Task goal: Copy out the data below as written; omit any images.

%%

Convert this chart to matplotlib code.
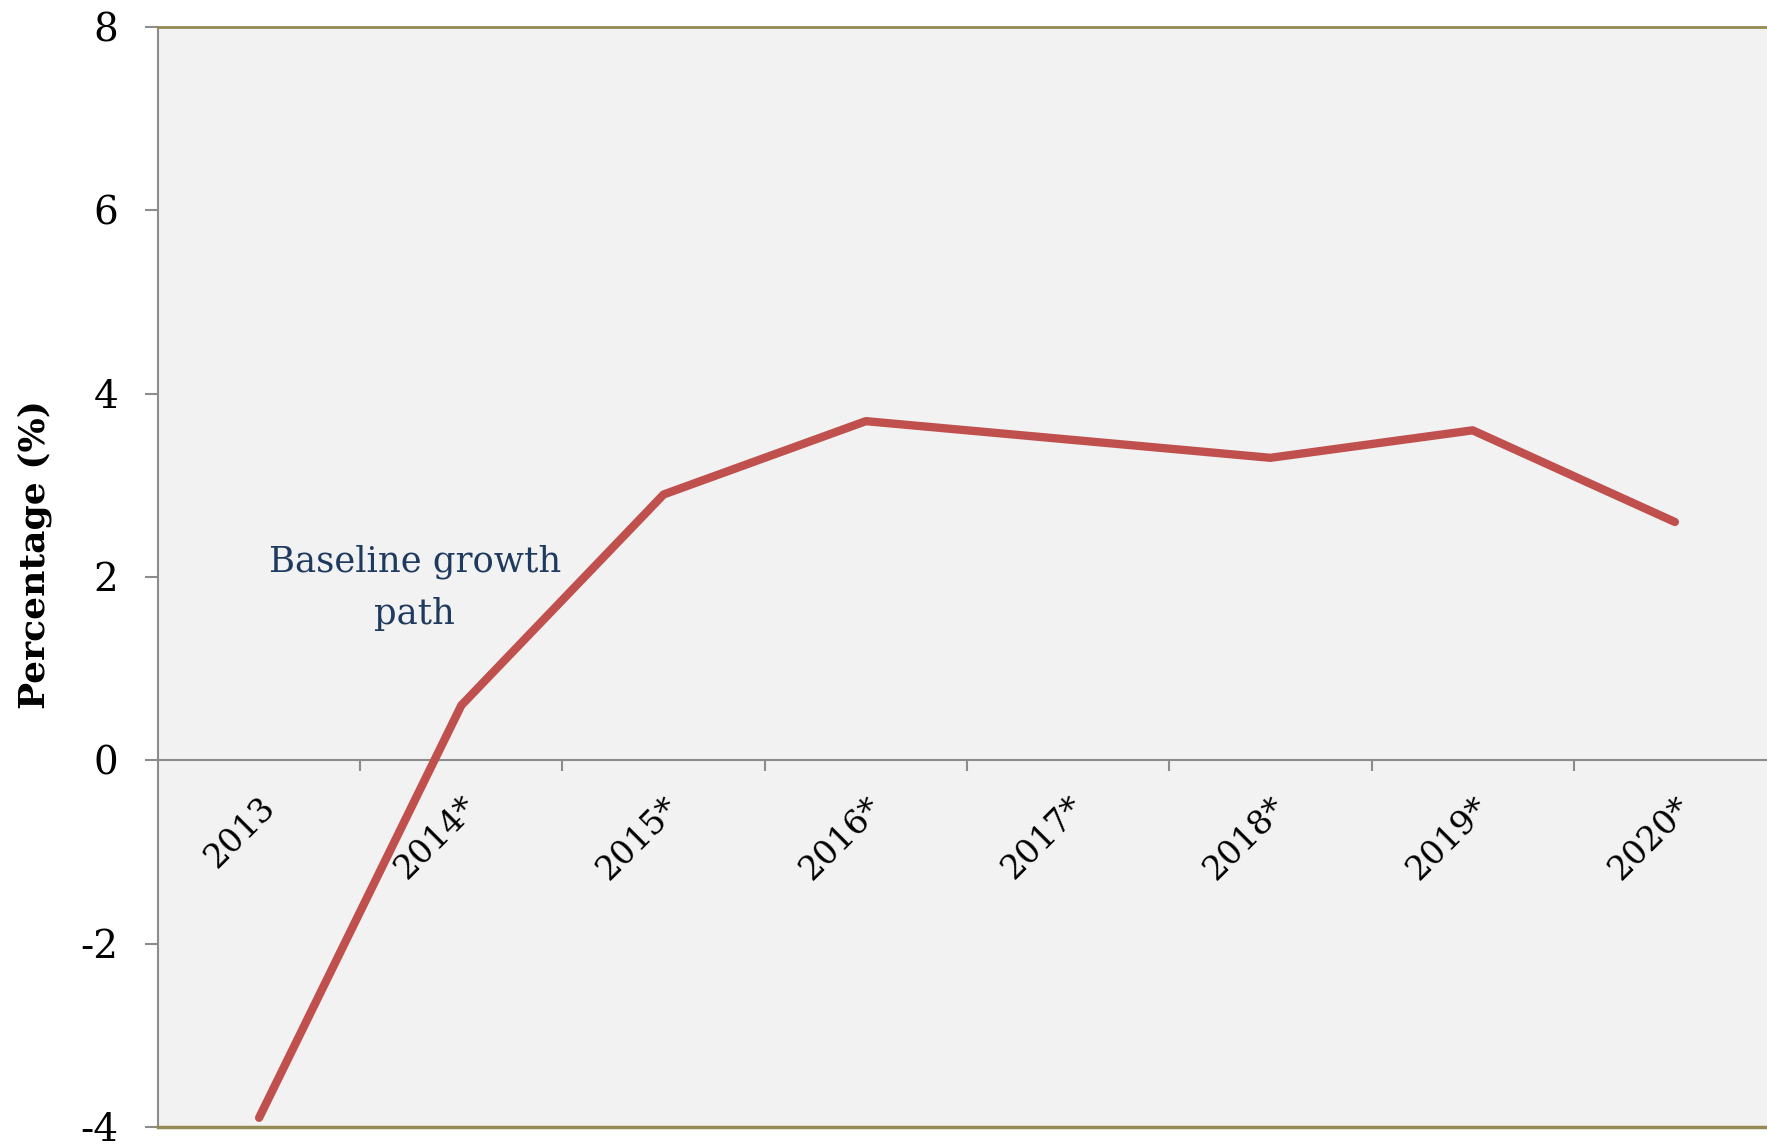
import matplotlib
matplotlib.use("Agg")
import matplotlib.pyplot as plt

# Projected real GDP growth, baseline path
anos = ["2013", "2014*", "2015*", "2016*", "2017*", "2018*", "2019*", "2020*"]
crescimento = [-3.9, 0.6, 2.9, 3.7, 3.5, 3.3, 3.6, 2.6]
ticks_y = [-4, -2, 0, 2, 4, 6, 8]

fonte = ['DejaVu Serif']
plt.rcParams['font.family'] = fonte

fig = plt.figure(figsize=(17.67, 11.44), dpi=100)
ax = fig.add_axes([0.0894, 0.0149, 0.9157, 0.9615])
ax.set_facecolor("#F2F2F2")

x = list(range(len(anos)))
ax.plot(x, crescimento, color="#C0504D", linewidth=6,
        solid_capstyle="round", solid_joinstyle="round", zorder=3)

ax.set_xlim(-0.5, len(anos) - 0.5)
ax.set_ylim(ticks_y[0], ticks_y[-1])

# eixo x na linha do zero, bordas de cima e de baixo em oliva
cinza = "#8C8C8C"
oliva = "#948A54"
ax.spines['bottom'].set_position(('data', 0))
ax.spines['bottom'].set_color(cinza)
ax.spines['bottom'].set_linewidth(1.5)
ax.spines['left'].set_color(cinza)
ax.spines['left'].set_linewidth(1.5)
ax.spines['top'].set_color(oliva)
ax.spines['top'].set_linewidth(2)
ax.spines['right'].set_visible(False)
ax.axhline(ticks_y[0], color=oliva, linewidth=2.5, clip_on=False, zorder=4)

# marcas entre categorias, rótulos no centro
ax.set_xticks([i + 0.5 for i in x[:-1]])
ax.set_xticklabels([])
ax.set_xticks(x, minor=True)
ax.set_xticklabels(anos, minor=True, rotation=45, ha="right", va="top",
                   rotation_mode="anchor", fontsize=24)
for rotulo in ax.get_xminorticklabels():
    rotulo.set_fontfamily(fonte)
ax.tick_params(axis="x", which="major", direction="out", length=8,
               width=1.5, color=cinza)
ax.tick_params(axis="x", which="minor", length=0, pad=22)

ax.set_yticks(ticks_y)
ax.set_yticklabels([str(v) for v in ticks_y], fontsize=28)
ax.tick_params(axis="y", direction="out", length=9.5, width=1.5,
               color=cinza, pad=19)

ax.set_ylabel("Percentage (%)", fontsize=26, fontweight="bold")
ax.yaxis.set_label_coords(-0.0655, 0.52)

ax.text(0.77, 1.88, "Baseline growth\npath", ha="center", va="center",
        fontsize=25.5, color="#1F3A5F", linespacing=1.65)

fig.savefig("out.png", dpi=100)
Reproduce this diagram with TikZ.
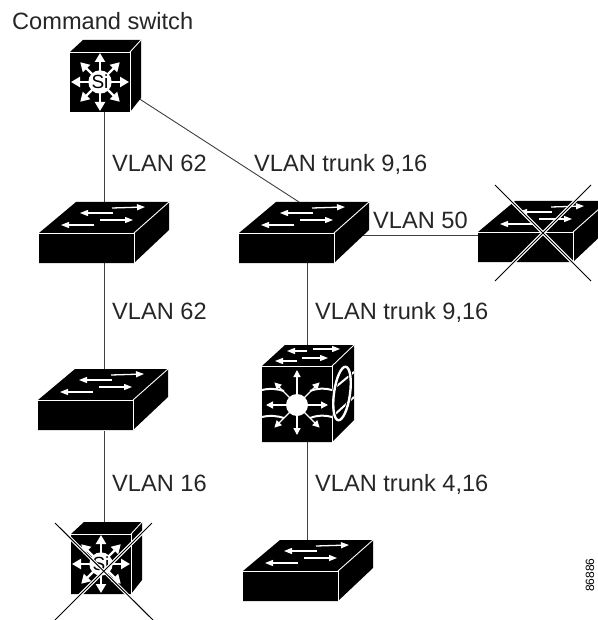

%%

Finished exercise:
Convert this chart to matplotlib code.
import matplotlib
matplotlib.use("Agg")
import matplotlib.pyplot as plt

# Projected real GDP growth, baseline path
anos = ["2013", "2014*", "2015*", "2016*", "2017*", "2018*", "2019*", "2020*"]
crescimento = [-3.9, 0.6, 2.9, 3.7, 3.5, 3.3, 3.6, 2.6]
ticks_y = [-4, -2, 0, 2, 4, 6, 8]

fonte = ['DejaVu Serif']
plt.rcParams['font.family'] = fonte

fig = plt.figure(figsize=(17.67, 11.44), dpi=100)
ax = fig.add_axes([0.0894, 0.0149, 0.9157, 0.9615])
ax.set_facecolor("#F2F2F2")

x = list(range(len(anos)))
ax.plot(x, crescimento, color="#C0504D", linewidth=6,
        solid_capstyle="round", solid_joinstyle="round", zorder=3)

ax.set_xlim(-0.5, len(anos) - 0.5)
ax.set_ylim(ticks_y[0], ticks_y[-1])

# eixo x na linha do zero, bordas de cima e de baixo em oliva
cinza = "#8C8C8C"
oliva = "#948A54"
ax.spines['bottom'].set_position(('data', 0))
ax.spines['bottom'].set_color(cinza)
ax.spines['bottom'].set_linewidth(1.5)
ax.spines['left'].set_color(cinza)
ax.spines['left'].set_linewidth(1.5)
ax.spines['top'].set_color(oliva)
ax.spines['top'].set_linewidth(2)
ax.spines['right'].set_visible(False)
ax.axhline(ticks_y[0], color=oliva, linewidth=2.5, clip_on=False, zorder=4)

# marcas entre categorias, rótulos no centro
ax.set_xticks([i + 0.5 for i in x[:-1]])
ax.set_xticklabels([])
ax.set_xticks(x, minor=True)
ax.set_xticklabels(anos, minor=True, rotation=45, ha="right", va="top",
                   rotation_mode="anchor", fontsize=24)
for rotulo in ax.get_xminorticklabels():
    rotulo.set_fontfamily(fonte)
ax.tick_params(axis="x", which="major", direction="out", length=8,
               width=1.5, color=cinza)
ax.tick_params(axis="x", which="minor", length=0, pad=22)

ax.set_yticks(ticks_y)
ax.set_yticklabels([str(v) for v in ticks_y], fontsize=28)
ax.tick_params(axis="y", direction="out", length=9.5, width=1.5,
               color=cinza, pad=19)

ax.set_ylabel("Percentage (%)", fontsize=26, fontweight="bold")
ax.yaxis.set_label_coords(-0.0655, 0.52)

ax.text(0.77, 1.88, "Baseline growth\npath", ha="center", va="center",
        fontsize=25.5, color="#1F3A5F", linespacing=1.65)

fig.savefig("out.png", dpi=100)
Reproduce this diagram with TikZ.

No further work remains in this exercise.